== Given data ==
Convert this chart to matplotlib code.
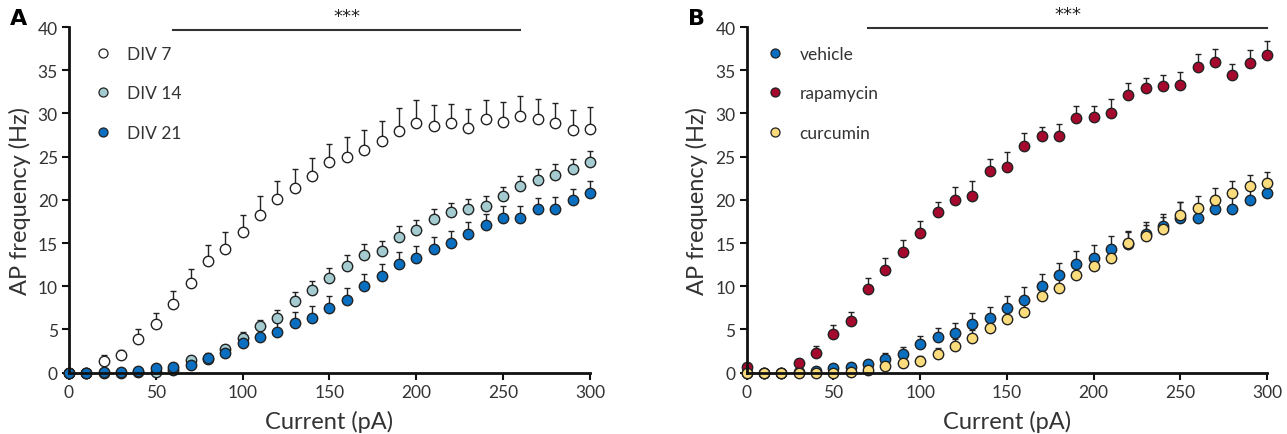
import numpy as np
import matplotlib
matplotlib.use('Agg')
import matplotlib.pyplot as plt
from matplotlib.lines import Line2D

plt.rcParams['font.family'] = ['Lato', 'DejaVu Sans']

current = np.arange(0, 301, 10)

# panel A, days in vitro
div7 = [0, 0, 1.3, 2.05, 3.9, 5.6, 7.95, 10.35, 12.97, 14.3, 16.25, 18.3, 20.05, 21.4, 22.8, 24.4,
        25.0, 25.8, 26.8, 28.0, 28.9, 28.5, 28.9, 28.3, 29.4, 29.05, 29.75, 29.3, 28.9, 28.1, 28.2]
div7_err = [0, 0, 0.7, 0.6, 1.1, 1.3, 1.55, 1.65, 1.8, 1.95, 2.0, 2.2, 2.1, 2.2, 2.0, 2.1,
            2.3, 2.3, 2.3, 2.6, 2.6, 2.5, 2.15, 2.2, 2.1, 2.25, 2.25, 2.4, 2.3, 2.3, 2.5]
div14 = [0, 0, 0, 0, 0.05, 0.1, 0.3, 1.5, 1.6, 2.74, 4.0, 5.45, 6.3, 8.35, 9.6, 11.0,
         12.4, 13.66, 14.05, 15.74, 16.55, 17.75, 18.56, 18.95, 19.3, 20.4, 21.65, 22.34, 22.9, 23.6, 24.35]
div14_err = [0, 0, 0, 0, 0.1, 0.2, 0.3, 0.4, 0.5, 0.5, 0.7, 0.7, 0.9, 0.95, 1.05, 1.1,
             1.2, 1.2, 1.2, 1.2, 1.15, 1.15, 1.05, 1.1, 1.2, 1.1, 1.15, 1.2, 1.2, 1.1, 1.3]
div21 = [0, 0, 0.05, 0.05, 0.2, 0.54, 0.7, 0.93, 1.66, 2.24, 3.4, 4.17, 4.71, 5.7, 6.33, 7.49,
         8.45, 10.07, 11.23, 12.54, 13.27, 14.3, 14.97, 16.05, 17.1, 17.87, 17.87, 18.95, 18.98, 20.0, 20.76]
div21_err = [0, 0, 0, 0, 0.1, 0.3, 0.4, 0.5, 0.6, 0.7, 0.9, 1.0, 1.1, 1.3, 1.35, 1.4,
             1.4, 1.35, 1.4, 1.45, 1.4, 1.45, 1.4, 1.35, 1.27, 1.4, 1.4, 1.3, 1.4, 1.3, 1.4]

# panel B, treatments
vehicle = [0, 0, 0, 0.05, 0.2, 0.55, 0.65, 0.95, 1.64, 2.22, 3.35, 4.12, 4.6, 5.65, 6.3, 7.47,
           8.43, 10.02, 11.25, 12.53, 13.3, 14.35, 14.9, 16.0, 17.0, 17.9, 17.95, 18.9, 19.0, 20.0, 20.8]
vehicle_err = [0, 0, 0, 0, 0.1, 0.3, 0.4, 0.5, 0.6, 0.7, 0.9, 1.0, 1.1, 1.3, 1.35, 1.45,
               1.45, 1.43, 1.45, 1.5, 1.43, 1.45, 1.5, 1.45, 1.4, 1.8, 1.4, 1.3, 1.4, 1.3, 1.4]
rapamycin = [0.62, 0, 0, 1.13, 2.29, 4.49, 6.03, 9.71, 11.83, 13.97, 16.17, 18.6, 20.0, 20.5, 23.3, 23.8,
             26.2, 27.4, 27.4, 29.5, 29.55, 30.0, 32.1, 32.9, 33.2, 33.3, 35.4, 35.9, 34.4, 35.8, 36.8]
rapamycin_err = [0.3, 0, 0, 0.45, 0.8, 1.0, 1.05, 1.3, 1.5, 1.35, 1.4, 1.2, 1.45, 1.65, 1.45, 1.7,
                 1.5, 1.05, 1.4, 1.4, 1.35, 1.67, 1.4, 1.2, 1.2, 1.47, 1.5, 1.6, 1.3, 1.5, 1.6]
curcumin = [0, 0, 0, 0, 0, 0, 0.13, 0.3, 0.74, 1.1, 1.38, 2.2, 3.05, 4.05, 5.23, 6.2,
            7.0, 8.93, 9.83, 11.33, 12.3, 13.27, 15.0, 15.8, 16.67, 18.25, 19.05, 20.0, 20.8, 21.6, 22.0]
curcumin_err = [0, 0, 0, 0, 0, 0, 0.2, 0.3, 0.4, 0.5, 0.6, 0.7, 0.8, 0.9, 1.0, 1.1,
                1.2, 1.3, 1.3, 1.4, 1.4, 1.4, 1.3, 1.3, 1.3, 1.45, 1.4, 1.4, 1.35, 1.25, 1.25]

groups_a = [('DIV 7', div7, div7_err, 'white'),
            ('DIV 14', div14, div14_err, '#a3cbd0'),
            ('DIV 21', div21, div21_err, '#0a6fc0')]
groups_b = [('vehicle', vehicle, vehicle_err, '#0a6fc0'),
            ('rapamycin', rapamycin, rapamycin_err, '#a6092e'),
            ('curcumin', curcumin, curcumin_err, '#fbdc7c')]

fig = plt.figure(figsize=(12.87, 4.35), dpi=100)
ax_a = fig.add_axes([0.0536, 0.1409, 0.4048, 0.7947])
ax_b = fig.add_axes([0.5802, 0.1409, 0.4043, 0.7947])


def draw_panel(ax, groups, sig_range, sig_y, letter, leg_x):
    handles = []
    for name, vals, err, col in groups:
        vals = np.array(vals)
        err = np.array(err)
        eb = ax.errorbar(current, vals, yerr=[np.zeros_like(err), err], fmt='o', ms=7.5,
                         mfc=col, mec='#222222', mew=1.0, ecolor='#222222', elinewidth=1.0,
                         capsize=2, capthick=1.0, clip_on=False)
        for art in eb.lines[1] + eb.lines[2]:
            art.set_clip_on(False)
        handles.append(Line2D([], [], ls='none', marker='o', ms=6.5, mfc=col,
                              mec='#222222', mew=0.9, label=name))

    ax.set_xlim(0, 300)
    ax.set_ylim(0, 40)
    ax.set_xticks(np.arange(0, 301, 50))
    ax.set_yticks(np.arange(0, 41, 5))
    for s in ['top', 'right']:
        ax.spines[s].set_visible(False)
    for s in ['left', 'bottom']:
        ax.spines[s].set_linewidth(2)
        ax.spines[s].set_color('#111111')
    ax.tick_params(direction='out', length=5, width=1.5, labelsize=12.5, colors='#111111',
                   labelcolor='#333333', pad=3)
    ax.set_xlabel('Current (pA)', fontsize=17, color='#333333', labelpad=7)
    ax.set_ylabel('AP frequency (Hz)', fontsize=17, color='#333333', labelpad=5)

    ax.plot(sig_range, [sig_y, sig_y], color='#333333', lw=1.5, clip_on=False)
    ax.text(np.mean(sig_range), sig_y + 0.6, '***', ha='center', va='bottom', fontsize=13,
            color='#222222', family='DejaVu Sans')

    leg = ax.legend(handles=handles, loc='upper left', bbox_to_anchor=(leg_x, 0.965), frameon=False,
                    fontsize=12.5, handlelength=1.0, handletextpad=0.9, labelspacing=1.35,
                    borderaxespad=0)
    for t in leg.get_texts():
        t.set_color('#333333')
    ax.text(-0.113, 1.025, letter, transform=ax.transAxes, fontsize=16, fontweight='bold',
            ha='left', va='center', family='DejaVu Sans')


draw_panel(ax_a, groups_a, [60, 260], 39.6, 'A', 0.035)
draw_panel(ax_b, groups_b, [70, 300], 39.9, 'B', 0.025)

fig.savefig('out.png', dpi=100)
===
:: Stated exercise ::
Could the lines from the top of the material through the line with "current = np.arange(0, 301, 10)" be repeated exactly, pictures left out?

:: The answer ::
Convert this chart to matplotlib code.
import numpy as np
import matplotlib
matplotlib.use('Agg')
import matplotlib.pyplot as plt
from matplotlib.lines import Line2D

plt.rcParams['font.family'] = ['Lato', 'DejaVu Sans']

current = np.arange(0, 301, 10)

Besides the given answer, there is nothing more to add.